Broader Market Implications
The emergence of dedicated memory layer companies signals a maturation of the AI infrastructure market. We’re moving beyond basic model hosting and inference optimization into more sophisticated capabilities that enable truly personalized AI experiences. For developers building AI applications, memory infrastructure represents a fundamental building block that could enable entirely new categories of persistent AI companions and assistants. The traction Mem0 has already achieved – with over 80,000 developers signed up for their cloud service – suggests there’s significant pent-up demand for this capability. As more startups and enterprises build AI applications, the ability to offer “day-one personalization” through shared memory could become a standard expectation rather than a premium feature.
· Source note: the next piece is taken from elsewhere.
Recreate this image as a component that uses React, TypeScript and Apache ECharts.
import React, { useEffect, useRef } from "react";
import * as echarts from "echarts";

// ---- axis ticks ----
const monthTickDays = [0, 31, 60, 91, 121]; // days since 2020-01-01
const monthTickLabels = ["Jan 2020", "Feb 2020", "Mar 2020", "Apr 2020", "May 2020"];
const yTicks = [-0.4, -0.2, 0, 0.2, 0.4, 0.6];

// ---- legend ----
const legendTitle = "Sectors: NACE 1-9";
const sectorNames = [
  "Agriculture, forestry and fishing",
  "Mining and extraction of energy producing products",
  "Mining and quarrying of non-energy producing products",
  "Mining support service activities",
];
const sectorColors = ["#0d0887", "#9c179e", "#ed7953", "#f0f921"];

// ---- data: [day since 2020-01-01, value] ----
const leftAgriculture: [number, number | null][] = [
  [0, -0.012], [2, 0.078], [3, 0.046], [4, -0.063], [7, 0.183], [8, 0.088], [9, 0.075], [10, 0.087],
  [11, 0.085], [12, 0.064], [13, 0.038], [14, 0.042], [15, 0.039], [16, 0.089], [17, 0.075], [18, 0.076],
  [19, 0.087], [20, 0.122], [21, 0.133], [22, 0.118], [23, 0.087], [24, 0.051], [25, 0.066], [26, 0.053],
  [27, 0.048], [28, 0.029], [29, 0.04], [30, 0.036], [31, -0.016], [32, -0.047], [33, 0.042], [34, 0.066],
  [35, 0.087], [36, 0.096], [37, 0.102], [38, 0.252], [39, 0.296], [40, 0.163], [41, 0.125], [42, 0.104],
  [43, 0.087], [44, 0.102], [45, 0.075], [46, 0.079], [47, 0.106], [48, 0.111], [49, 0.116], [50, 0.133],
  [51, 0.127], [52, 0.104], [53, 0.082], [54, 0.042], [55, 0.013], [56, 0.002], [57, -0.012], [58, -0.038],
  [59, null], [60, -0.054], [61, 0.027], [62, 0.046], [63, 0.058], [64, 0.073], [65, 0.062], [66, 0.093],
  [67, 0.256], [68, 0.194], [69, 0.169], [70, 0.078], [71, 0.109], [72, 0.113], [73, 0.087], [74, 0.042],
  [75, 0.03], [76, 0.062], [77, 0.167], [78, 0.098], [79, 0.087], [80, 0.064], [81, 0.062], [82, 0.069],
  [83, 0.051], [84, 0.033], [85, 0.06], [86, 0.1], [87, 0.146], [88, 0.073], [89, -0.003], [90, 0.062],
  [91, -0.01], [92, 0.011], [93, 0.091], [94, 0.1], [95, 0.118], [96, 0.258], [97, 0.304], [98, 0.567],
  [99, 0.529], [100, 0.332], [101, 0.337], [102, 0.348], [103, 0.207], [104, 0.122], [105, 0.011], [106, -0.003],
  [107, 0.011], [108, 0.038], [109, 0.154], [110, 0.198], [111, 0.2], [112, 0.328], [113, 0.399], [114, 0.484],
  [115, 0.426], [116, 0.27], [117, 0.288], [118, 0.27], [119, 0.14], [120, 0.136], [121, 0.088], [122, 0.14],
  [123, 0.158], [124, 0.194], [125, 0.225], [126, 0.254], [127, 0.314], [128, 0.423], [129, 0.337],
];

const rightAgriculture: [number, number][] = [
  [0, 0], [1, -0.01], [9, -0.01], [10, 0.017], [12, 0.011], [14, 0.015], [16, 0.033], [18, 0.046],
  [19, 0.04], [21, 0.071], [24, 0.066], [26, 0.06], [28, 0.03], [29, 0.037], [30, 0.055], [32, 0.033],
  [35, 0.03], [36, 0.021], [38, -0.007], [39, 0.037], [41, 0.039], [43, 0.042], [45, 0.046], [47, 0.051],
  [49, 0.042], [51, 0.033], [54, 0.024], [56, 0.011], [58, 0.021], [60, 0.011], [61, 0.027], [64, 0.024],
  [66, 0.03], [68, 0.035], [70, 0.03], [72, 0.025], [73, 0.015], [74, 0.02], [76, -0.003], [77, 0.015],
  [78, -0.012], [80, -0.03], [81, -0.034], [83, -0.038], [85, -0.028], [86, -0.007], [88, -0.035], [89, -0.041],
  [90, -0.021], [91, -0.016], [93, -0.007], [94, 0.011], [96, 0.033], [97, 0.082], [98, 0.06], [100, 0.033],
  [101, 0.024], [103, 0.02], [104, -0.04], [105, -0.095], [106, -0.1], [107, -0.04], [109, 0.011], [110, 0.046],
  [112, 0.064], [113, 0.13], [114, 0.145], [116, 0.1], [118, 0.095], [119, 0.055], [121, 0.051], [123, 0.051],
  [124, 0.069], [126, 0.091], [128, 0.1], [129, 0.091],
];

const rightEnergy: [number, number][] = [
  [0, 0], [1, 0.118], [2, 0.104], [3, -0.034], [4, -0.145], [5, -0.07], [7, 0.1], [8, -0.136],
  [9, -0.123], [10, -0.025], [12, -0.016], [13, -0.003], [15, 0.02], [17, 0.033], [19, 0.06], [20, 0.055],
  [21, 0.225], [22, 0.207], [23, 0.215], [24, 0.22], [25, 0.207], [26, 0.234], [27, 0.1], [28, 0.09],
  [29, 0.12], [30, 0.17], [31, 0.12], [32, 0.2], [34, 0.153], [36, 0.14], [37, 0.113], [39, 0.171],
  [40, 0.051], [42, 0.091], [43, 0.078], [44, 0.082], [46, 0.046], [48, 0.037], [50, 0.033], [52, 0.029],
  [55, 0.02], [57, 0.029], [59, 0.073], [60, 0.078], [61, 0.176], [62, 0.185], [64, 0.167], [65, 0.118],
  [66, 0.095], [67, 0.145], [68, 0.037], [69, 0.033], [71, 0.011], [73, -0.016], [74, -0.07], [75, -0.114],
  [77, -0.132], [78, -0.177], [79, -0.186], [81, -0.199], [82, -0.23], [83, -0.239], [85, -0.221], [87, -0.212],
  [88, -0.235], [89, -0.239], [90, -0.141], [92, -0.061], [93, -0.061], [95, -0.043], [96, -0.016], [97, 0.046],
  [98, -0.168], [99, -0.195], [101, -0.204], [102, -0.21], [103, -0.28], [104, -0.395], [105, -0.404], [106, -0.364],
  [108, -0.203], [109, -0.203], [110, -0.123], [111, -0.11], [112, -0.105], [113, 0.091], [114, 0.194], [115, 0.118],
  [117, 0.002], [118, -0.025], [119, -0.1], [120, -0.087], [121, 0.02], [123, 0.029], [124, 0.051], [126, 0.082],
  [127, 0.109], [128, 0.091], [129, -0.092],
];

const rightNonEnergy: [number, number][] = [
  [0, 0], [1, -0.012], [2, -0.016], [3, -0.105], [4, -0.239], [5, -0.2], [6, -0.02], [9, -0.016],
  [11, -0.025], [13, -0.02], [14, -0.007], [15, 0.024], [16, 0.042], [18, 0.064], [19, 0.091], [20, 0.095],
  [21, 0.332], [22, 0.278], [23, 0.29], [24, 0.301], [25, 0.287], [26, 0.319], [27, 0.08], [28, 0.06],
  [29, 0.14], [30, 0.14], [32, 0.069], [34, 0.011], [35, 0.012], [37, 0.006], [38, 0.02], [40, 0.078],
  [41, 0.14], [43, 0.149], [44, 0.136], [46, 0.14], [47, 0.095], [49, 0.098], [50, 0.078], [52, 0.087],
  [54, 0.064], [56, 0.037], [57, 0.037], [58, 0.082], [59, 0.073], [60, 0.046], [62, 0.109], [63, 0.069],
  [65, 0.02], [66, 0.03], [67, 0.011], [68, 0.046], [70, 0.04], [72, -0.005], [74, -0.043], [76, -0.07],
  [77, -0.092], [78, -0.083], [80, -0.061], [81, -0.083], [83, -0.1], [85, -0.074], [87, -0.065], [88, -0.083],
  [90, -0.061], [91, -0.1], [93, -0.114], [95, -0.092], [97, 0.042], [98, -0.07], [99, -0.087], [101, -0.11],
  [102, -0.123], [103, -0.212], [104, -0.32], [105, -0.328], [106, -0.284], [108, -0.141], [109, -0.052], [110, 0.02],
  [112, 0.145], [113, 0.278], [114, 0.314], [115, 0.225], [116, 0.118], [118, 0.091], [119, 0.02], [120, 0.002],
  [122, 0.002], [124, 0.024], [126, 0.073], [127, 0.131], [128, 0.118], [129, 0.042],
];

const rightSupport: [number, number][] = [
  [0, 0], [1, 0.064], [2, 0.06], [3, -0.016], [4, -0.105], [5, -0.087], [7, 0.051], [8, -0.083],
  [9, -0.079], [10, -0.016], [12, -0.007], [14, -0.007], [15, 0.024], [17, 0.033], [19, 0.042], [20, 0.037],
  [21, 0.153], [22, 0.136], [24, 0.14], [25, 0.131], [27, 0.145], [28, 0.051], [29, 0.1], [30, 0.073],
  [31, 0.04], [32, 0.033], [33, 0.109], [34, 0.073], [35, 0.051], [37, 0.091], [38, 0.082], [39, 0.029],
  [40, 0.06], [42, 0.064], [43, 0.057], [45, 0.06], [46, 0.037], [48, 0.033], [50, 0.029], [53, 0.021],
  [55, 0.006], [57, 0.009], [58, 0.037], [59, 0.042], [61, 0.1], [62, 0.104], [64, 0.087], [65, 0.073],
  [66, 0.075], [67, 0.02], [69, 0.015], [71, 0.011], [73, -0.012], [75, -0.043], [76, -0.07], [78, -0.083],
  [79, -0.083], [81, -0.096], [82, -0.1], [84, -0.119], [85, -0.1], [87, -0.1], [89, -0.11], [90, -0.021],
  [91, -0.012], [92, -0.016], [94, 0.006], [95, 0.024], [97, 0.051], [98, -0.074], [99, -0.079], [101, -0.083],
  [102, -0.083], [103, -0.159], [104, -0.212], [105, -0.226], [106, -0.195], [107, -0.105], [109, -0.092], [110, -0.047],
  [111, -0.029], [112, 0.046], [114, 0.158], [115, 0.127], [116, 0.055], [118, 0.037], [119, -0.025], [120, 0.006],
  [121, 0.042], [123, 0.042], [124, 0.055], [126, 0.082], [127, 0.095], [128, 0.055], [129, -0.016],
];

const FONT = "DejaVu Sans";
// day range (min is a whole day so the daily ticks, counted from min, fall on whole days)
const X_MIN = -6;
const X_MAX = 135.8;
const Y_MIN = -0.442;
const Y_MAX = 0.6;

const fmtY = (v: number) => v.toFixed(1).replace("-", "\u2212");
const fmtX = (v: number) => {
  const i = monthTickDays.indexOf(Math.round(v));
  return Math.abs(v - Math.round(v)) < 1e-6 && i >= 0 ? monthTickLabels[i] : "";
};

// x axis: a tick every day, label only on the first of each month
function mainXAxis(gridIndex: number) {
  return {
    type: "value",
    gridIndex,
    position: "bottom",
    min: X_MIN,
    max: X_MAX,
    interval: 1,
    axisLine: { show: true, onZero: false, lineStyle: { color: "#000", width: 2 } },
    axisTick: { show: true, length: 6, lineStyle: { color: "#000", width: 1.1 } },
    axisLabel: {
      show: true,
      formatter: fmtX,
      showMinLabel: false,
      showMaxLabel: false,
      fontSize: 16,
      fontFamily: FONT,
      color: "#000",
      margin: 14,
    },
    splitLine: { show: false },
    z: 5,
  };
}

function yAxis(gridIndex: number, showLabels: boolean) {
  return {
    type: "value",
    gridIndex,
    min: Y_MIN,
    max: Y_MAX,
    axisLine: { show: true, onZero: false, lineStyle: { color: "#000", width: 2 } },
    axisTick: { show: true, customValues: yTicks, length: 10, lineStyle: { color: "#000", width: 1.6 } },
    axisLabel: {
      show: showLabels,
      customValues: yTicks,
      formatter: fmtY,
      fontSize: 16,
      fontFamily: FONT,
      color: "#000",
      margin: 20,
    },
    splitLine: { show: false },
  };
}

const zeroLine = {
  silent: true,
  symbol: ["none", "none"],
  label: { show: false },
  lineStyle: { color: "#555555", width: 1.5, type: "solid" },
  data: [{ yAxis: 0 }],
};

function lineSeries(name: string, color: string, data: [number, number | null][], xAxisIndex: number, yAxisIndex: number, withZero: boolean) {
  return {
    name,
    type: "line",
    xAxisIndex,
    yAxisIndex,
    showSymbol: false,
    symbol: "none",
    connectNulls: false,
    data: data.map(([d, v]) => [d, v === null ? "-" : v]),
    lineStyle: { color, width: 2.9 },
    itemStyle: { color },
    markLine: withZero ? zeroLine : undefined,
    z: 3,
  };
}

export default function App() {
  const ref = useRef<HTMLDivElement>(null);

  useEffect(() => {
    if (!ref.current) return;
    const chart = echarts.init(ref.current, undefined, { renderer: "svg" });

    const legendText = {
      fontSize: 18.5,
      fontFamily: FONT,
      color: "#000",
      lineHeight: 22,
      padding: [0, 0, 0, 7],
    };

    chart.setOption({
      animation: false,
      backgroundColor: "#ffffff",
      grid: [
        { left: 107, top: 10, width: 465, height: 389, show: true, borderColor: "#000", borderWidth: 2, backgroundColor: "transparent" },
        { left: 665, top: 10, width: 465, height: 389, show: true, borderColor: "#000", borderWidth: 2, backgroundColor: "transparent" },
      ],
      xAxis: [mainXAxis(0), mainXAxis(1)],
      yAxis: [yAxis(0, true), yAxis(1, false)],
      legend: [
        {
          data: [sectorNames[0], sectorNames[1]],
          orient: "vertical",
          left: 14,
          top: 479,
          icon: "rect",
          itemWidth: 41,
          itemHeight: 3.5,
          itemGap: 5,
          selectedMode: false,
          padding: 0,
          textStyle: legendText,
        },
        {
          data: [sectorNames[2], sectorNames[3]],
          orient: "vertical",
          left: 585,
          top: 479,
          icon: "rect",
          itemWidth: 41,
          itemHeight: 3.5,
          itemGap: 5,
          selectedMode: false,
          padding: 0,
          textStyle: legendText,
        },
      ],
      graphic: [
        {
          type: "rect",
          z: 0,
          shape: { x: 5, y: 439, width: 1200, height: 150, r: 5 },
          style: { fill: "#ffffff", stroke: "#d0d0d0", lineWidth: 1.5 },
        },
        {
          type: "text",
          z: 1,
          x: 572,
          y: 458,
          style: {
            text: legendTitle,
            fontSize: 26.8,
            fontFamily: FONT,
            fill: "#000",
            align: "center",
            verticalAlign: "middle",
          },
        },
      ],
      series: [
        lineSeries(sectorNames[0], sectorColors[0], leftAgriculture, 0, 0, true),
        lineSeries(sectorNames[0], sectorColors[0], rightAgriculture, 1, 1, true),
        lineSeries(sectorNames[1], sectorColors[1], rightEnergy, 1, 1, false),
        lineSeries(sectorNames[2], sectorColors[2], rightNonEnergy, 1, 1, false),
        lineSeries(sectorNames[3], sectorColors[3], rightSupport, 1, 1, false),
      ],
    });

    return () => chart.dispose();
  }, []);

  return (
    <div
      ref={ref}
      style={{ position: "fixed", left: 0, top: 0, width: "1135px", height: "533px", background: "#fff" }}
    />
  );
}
The Road Ahead for AI Memory
Looking forward, I expect to see several developments in this space. First, we’ll likely see increased competition as other infrastructure providers recognize the importance of memory capabilities. Second, standards will emerge around memory formats and APIs to ensure interoperability between different systems. Third, we’ll see specialized memory types emerge – episodic memory for conversation history, procedural memory for user habits and preferences, and semantic memory for factual knowledge about users. The team’s decision to build on GitHub and embrace open-source principles positions them well to influence these emerging standards. However, the ultimate test will be whether they can maintain their technical lead while scaling to meet enterprise-grade reliability and security requirements.
The substantial funding and impressive early adoption suggest that Mem0 has identified a genuine need in the market. As AI applications become more sophisticated and users expect more personalized experiences, the ability to maintain context across interactions will become increasingly critical. The challenge for Singh and his team will be executing on their vision while navigating the complex technical and competitive landscape that’s rapidly taking shape around AI memory infrastructure.